The Prince explodes in red, from carpet to ceiling to vintage wallpaper to plush booths that ring the space, everything embodies some shade of red playing off of every other red surface in the building. Rather than dive bar-style knick knacks, The Prince is decorated in paintings and decorative lamps. Even the unexpected dive bar items here run a bit upscale in the form of a grand piano in the center of one space and a suit of armor near the front door. And there is plenty of space to fill, the footprint of The Prince seemingly endless thanks to a winding path that links a main space, bar area, front lounge area and back seating area together.

Among the many eye-catching attractions, the bar stands out, a structure no stranger to New Girl fans. This curved, wooden counter sits in the center of The Prince giving off very upscale vibes thanks to a pairing of dark, brown wood and select, illuminated liquor bottles displayed behind the counter and along the adjoining wall. A small ledge drops out of the ceiling, tracing the line of the bar beneath it and decorated with a mosaic-style design of glass tiles that make for one of the more impressive dive bar drinking areas if even The Prince can be classified as such.
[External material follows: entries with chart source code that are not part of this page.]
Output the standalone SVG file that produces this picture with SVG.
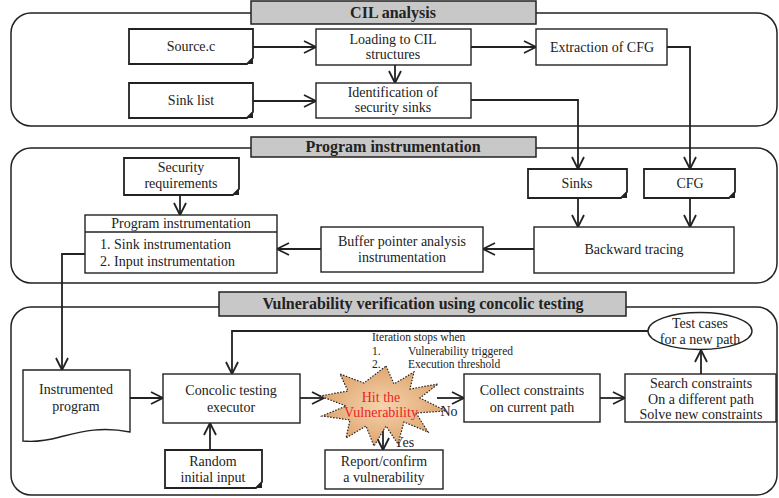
<svg xmlns="http://www.w3.org/2000/svg" width="779" height="498" viewBox="0 0 779 498" font-family="'Liberation Serif', 'DejaVu Serif', serif">
<defs>
<marker id="arr" markerWidth="14" markerHeight="14" refX="13" refY="7" orient="auto" markerUnits="userSpaceOnUse">
<path d="M1,1 L13,7 L1,13" fill="none" stroke="#222" stroke-width="1.8"/>
</marker>
<radialGradient id="star" cx="0.5" cy="0.5" r="0.6">
<stop offset="0" stop-color="#f6d3ae"/>
<stop offset="1" stop-color="#d99c62"/>
</radialGradient>
</defs>
<style>
.sec{fill:#fff;stroke:#222;stroke-width:1.5}
.hdr{fill:#c8c8c8;stroke:#222;stroke-width:1.5}
.box{fill:#fff;stroke:#222;stroke-width:1.4}
.note{fill:#fff;stroke:#222;stroke-width:1.8}
.fold{fill:#222}
.con{fill:none;stroke:#222;stroke-width:1.8}
text{font-size:14px;fill:#222;text-anchor:middle}
.h{font-size:16px;font-weight:bold}
.s{font-size:11.5px;text-anchor:start}
.l{text-anchor:start}
.red{fill:#ee2222;font-size:14px}
</style>
<rect width="779" height="498" fill="#fff"/>

<g id="section-cil">
<rect class="sec" x="11" y="13" width="766" height="113" rx="20"/>
<rect class="hdr" x="251" y="1" width="285" height="23"/>
<text class="h" x="393" y="18">CIL analysis</text>
</g>
<g id="section-prog">
<rect class="sec" x="11" y="148" width="766" height="135" rx="20"/>
<rect class="hdr" x="251" y="137" width="285" height="20"/>
<text class="h" x="393" y="152">Program instrumentation</text>
</g>
<g id="section-vuln">
<rect class="sec" x="11" y="307" width="766" height="188" rx="20"/>
<rect class="hdr" x="219" y="292" width="407" height="24"/>
<text class="h" x="423" y="309">Vulnerability verification using concolic testing</text>
</g>

<g id="connectors">
<path class="con" d="M253,47 H316" marker-end="url(#arr)"/>
<path class="con" d="M471,47 H536" marker-end="url(#arr)"/>
<path class="con" d="M395,65 V83" marker-end="url(#arr)"/>
<path class="con" d="M253,101 H316" marker-end="url(#arr)"/>
<path class="con" d="M471,100 H578 V169" marker-end="url(#arr)"/>
<path class="con" d="M667,47 H690 V169" marker-end="url(#arr)"/>
<path class="con" d="M578,198 V227" marker-end="url(#arr)"/>
<path class="con" d="M690,198 V227" marker-end="url(#arr)"/>
<path class="con" d="M534,249 H483" marker-end="url(#arr)"/>
<path class="con" d="M321,249 H277" marker-end="url(#arr)"/>
<path class="con" d="M180,195 V215" marker-end="url(#arr)"/>
<path class="con" d="M85,254 H62 V370" marker-end="url(#arr)"/>
<path class="con" d="M130,398 H163" marker-end="url(#arr)"/>
<path class="con" d="M210,450 V423" marker-end="url(#arr)"/>
<path class="con" d="M300,398 H324" marker-end="url(#arr)"/>
<path class="con" d="M437,398 H464" marker-end="url(#arr)"/>
<path class="con" d="M383,430 V450" marker-end="url(#arr)"/>
<path class="con" d="M600,398 H625" marker-end="url(#arr)"/>
<path class="con" d="M701,374 V350" marker-end="url(#arr)"/>
<path class="con" d="M648,331 H232 V374" marker-end="url(#arr)"/>
<text x="449" y="416">No</text>
<text x="404" y="447">Yes</text>
</g>

<g id="source">
<path class="note" d="M129,29 H253 V58 L247,64 H129 Z"/>
<path class="fold" d="M253,58 L247,64 L253,64 Z"/>
<text x="191" y="51">Source.c</text>
</g>
<g id="loading">
<rect class="box" x="316" y="29" width="155" height="36"/>
<text x="393" y="44">Loading to CIL</text>
<text x="393" y="59">structures</text>
</g>
<g id="extraction">
<rect class="box" x="536" y="29" width="131" height="36"/>
<text x="602" y="52">Extraction of CFG</text>
</g>
<g id="sinklist">
<path class="note" d="M129,83 H253 V112 L247,118 H129 Z"/>
<path class="fold" d="M253,112 L247,118 L253,118 Z"/>
<text x="191" y="105">Sink list</text>
</g>
<g id="identification">
<rect class="box" x="316" y="83" width="155" height="35"/>
<text x="393" y="97">Identification of</text>
<text x="393" y="112">security sinks</text>
</g>

<g id="secreq">
<path class="note" d="M124,158 H239 V189 L233,195 H124 Z"/>
<path class="fold" d="M239,189 L233,195 L239,195 Z"/>
<text x="181" y="172">Security</text>
<text x="181" y="188">requirements</text>
</g>
<g id="proginstr">
<rect class="box" x="85" y="215" width="192" height="58"/>
<line x1="85" y1="232" x2="277" y2="232" stroke="#222" stroke-width="1.4"/>
<text x="181" y="228">Program instrumentation</text>
<text class="l" x="100" y="249">1. Sink instrumentation</text>
<text class="l" x="100" y="266">2. Input instrumentation</text>
</g>
<g id="buffer">
<rect class="box" x="321" y="227" width="162" height="45"/>
<text x="402" y="246">Buffer pointer analysis</text>
<text x="402" y="262">instrumentation</text>
</g>
<g id="sinks">
<path class="note" d="M528,169 H627 V192 L621,198 H528 Z"/>
<path class="fold" d="M627,192 L621,198 L627,198 Z"/>
<text x="577" y="188">Sinks</text>
</g>
<g id="cfg">
<path class="note" d="M644,169 H735 V192 L729,198 H644 Z"/>
<path class="fold" d="M735,192 L729,198 L735,198 Z"/>
<text x="690" y="188">CFG</text>
</g>
<g id="backward">
<rect class="box" x="534" y="227" width="200" height="46"/>
<text x="634" y="254">Backward tracing</text>
</g>

<g id="instrumented">
<path class="box" d="M23,370 H130 V432 C100,426 80,432 60,437 C45,441 32,442 23,441 Z"/>
<text x="76" y="394">Instrumented</text>
<text x="76" y="411">program</text>
</g>
<g id="concolic">
<rect class="box" x="163" y="374" width="137" height="49"/>
<text x="231" y="395">Concolic testing</text>
<text x="231" y="412">executor</text>
</g>
<g id="random">
<path class="note" d="M165,450 H262 V482 L256,488 H165 Z"/>
<path class="fold" d="M262,482 L256,488 L262,488 Z"/>
<text x="213" y="466">Random</text>
<text x="213" y="482">initial input</text>
</g>
<g id="iteration">
<text class="s" x="372" y="341">Iteration stops when</text>
<text class="s" x="372" y="355">1.</text>
<text class="s" x="408" y="355">Vulnerability triggered</text>
<text class="s" x="372" y="368">2.</text>
<text class="s" x="408" y="368">Execution threshold</text>
</g>
<g id="hit">
<polygon points="386,366 394,384 414,372 410,389 438,384 420,398 446,411 416,413 428,432 404,422 398,444 386,426 374,446 366,426 346,438 350,420 322,416 346,406 320,396 348,391 340,374 364,383" fill="url(#star)" stroke="#222" stroke-width="1.2" stroke-dasharray="1.5,1.5"/>
<text class="red" x="381" y="402">Hit the</text>
<text class="red" x="381" y="417">Vulnerability</text>
</g>
<g id="report">
<rect class="box" x="325" y="450" width="118" height="39"/>
<text x="384" y="466">Report/confirm</text>
<text x="384" y="482">a vulnerability</text>
</g>
<g id="collect">
<rect class="box" x="464" y="374" width="136" height="48"/>
<text x="532" y="395">Collect constraints</text>
<text x="532" y="412">on current path</text>
</g>
<g id="search">
<rect class="box" x="625" y="374" width="151" height="48"/>
<text x="701" y="388">Search constraints</text>
<text x="701" y="404">On a different path</text>
<text x="701" y="419">Solve new constraints</text>
</g>
<g id="testcases">
<ellipse class="box" cx="700" cy="331" rx="52" ry="18.5"/>
<text x="700" y="328">Test cases</text>
<text x="700" y="344">for a new path</text>
</g>
</svg>
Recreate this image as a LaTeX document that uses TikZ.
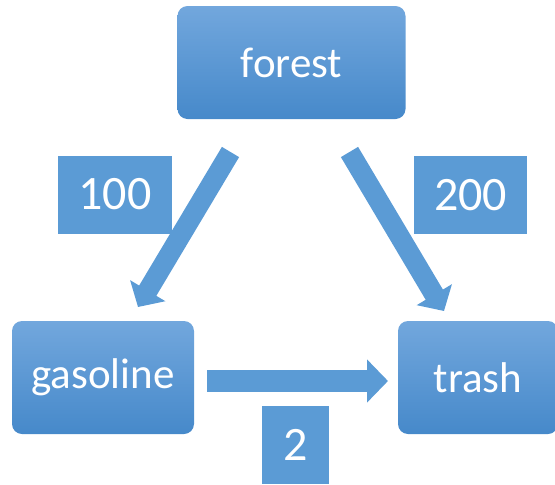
\documentclass[tikz,border=0pt]{standalone}
\usepackage{fontspec}
\setmainfont{Carlito}
\usetikzlibrary{arrows.meta}
\usetikzlibrary{positioning}
\definecolor{boxtop}{HTML}{72A7DD}
\definecolor{boxbot}{HTML}{4689CA}
\definecolor{labblue}{HTML}{5B9BD5}

\begin{document}
\begin{tikzpicture}[
					x=1pt, y=-1pt,
					block/.style={rounded corners=10pt, top color=boxtop, bottom color=boxbot, draw=none, text=white, font=\fontsize{43}{43}\selectfont, minimum height=113pt, inner sep=0pt},
					weight/.style={fill=labblue, text=white, font=\fontsize{48}{48}\selectfont, minimum height=78pt, inner sep=0pt},
					flow/.style={draw=labblue, line width=20pt, -{Triangle[width=40pt, length=19pt]}}
				]
					\useasboundingbox (0,0) rectangle (555,485);
					\node[block, minimum width=228pt] (forest) at (291.5,62.5) {forest};
					\node[block, minimum width=182pt] (gasoline) at (103,377.5) {gasoline};
					\node[block, minimum width=160pt] (trash) at (478,377.5) {trash};
					\node[weight, minimum width=114pt] (w100) at (115,194.5) {100};
					\node[weight, minimum width=113pt] (w200) at (470.5,195) {200};
					\node[weight, minimum width=67pt] (w2) at (295.5,445) {2};
					\coordinate (fg) at (230.5,152);
					\coordinate (gf) at (138,307);
					\coordinate (ft) at (349.5,152);
					\coordinate (tf) at (444,311);
					\coordinate (gt) at (207,381);
					\coordinate (tg) at (388,381);
					\draw[flow] (fg) -- (gf);
					\draw[flow] (ft) -- (tf);
					\draw[flow, line width=22pt, -{Triangle[width=42pt, length=21pt]}] (gt) -- (tg);
				\end{tikzpicture}
\end{document}
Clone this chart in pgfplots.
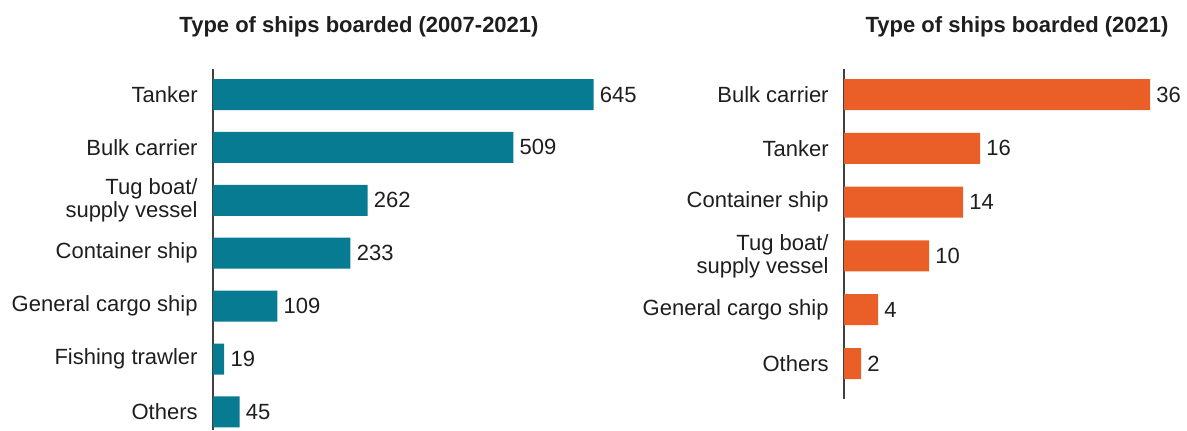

The balance of the square footage here is devoted to curved, red booths that line every wall of the space, supported by short red tables and just enough separation from neighboring seating areas to feel distinct. Orders here are taken by a server prompted by a button pressed, typically making for an extremely efficient flow of alcohol and Korean food to each of the countless tables nestled along the outside ring of The Prince. Taken together, from the beautiful bar to the profound dedication to ornate wallpaper, The Prince is a dive bar in Los Angeles terminology and general affordability only, the space well-deserving of its frequent cinematic cameos.